Although Billy Huckle was a bachelor, he apparently had an eye for the ladies. He attended the schoolhouse dances and on one occasion asked Kathleen Philpott to dance with him. The dance was a lively one known as “Strip the Willow”. It involved swinging one’s partner, and during the dance Kathleen, a strong girl, not only swung Mr. Huckle but actually threw him onto the floor. Later, when her mother said, “Kathleen, you really shouldn’t have done that to Mr. Huckle”, Kathleen replied, “You should have seen what he was trying to do to me”. As a bachelor, he had always cooked for himself and had worked in a candy store where he had learned to make candy. It was a standing joke amongst the girls that Mr. Huckle frequently asked one of them to come to his cabin so that he could teach them to make candy.

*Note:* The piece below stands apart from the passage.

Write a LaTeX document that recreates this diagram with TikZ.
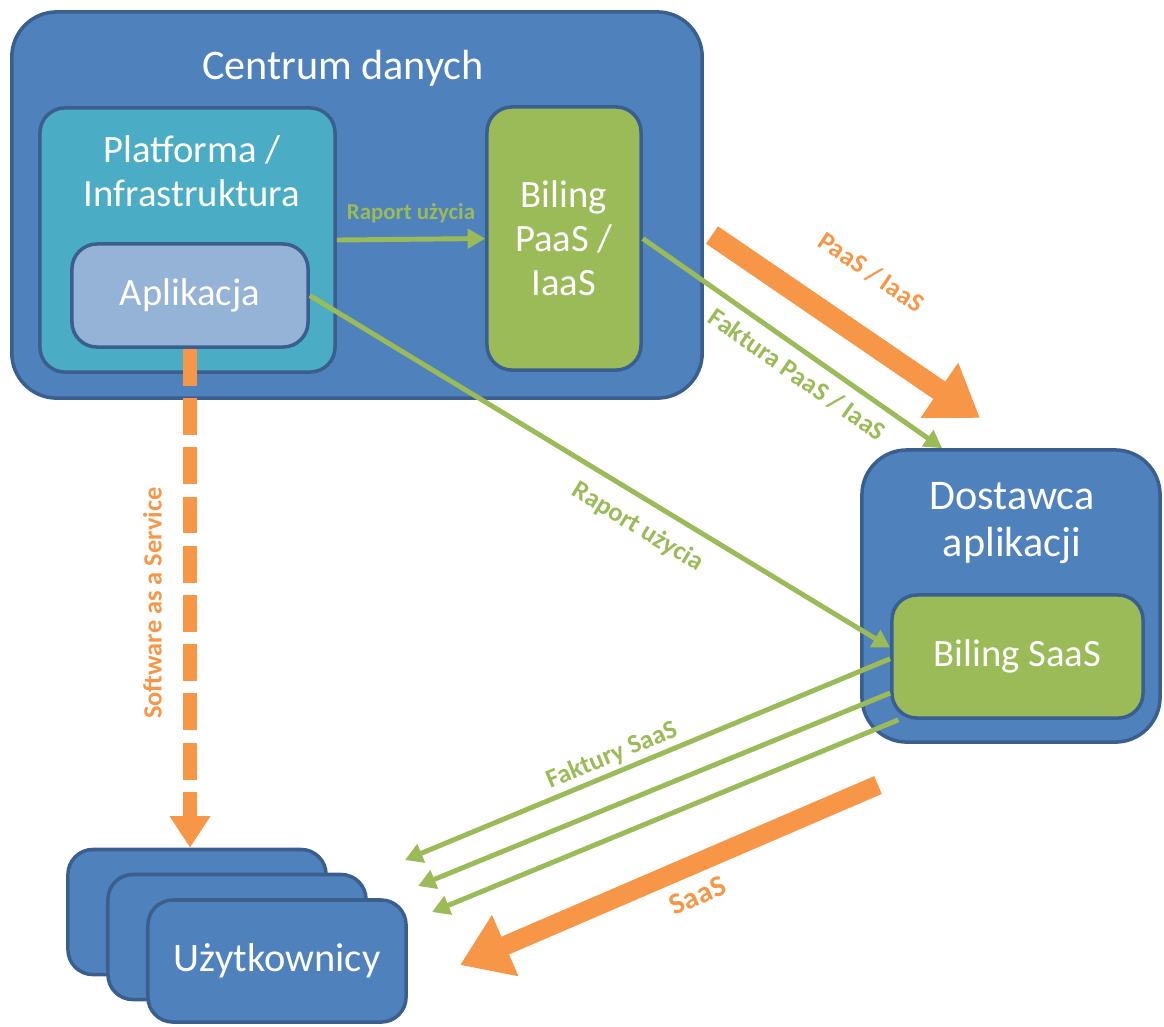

When Mr. Huckle was an old man, he sold his property and moved to Kelowna where he worked as a security guard at the Rutland Sawmill where Mara Lumber is today. Perhaps he was not used to the town traffic and still behaved as he had in Joe Rich. On December 20, 1945 while at his work, he walked out into the road and was struck and killed by a car. He was 67 years of age.

After his death, Huckle’s property was sold to the Highs who sold it to Jim Weddell. Jim logged it and ranged cattle there, but when the government gave up helping with fencing, he sold it to Elwyn Cross.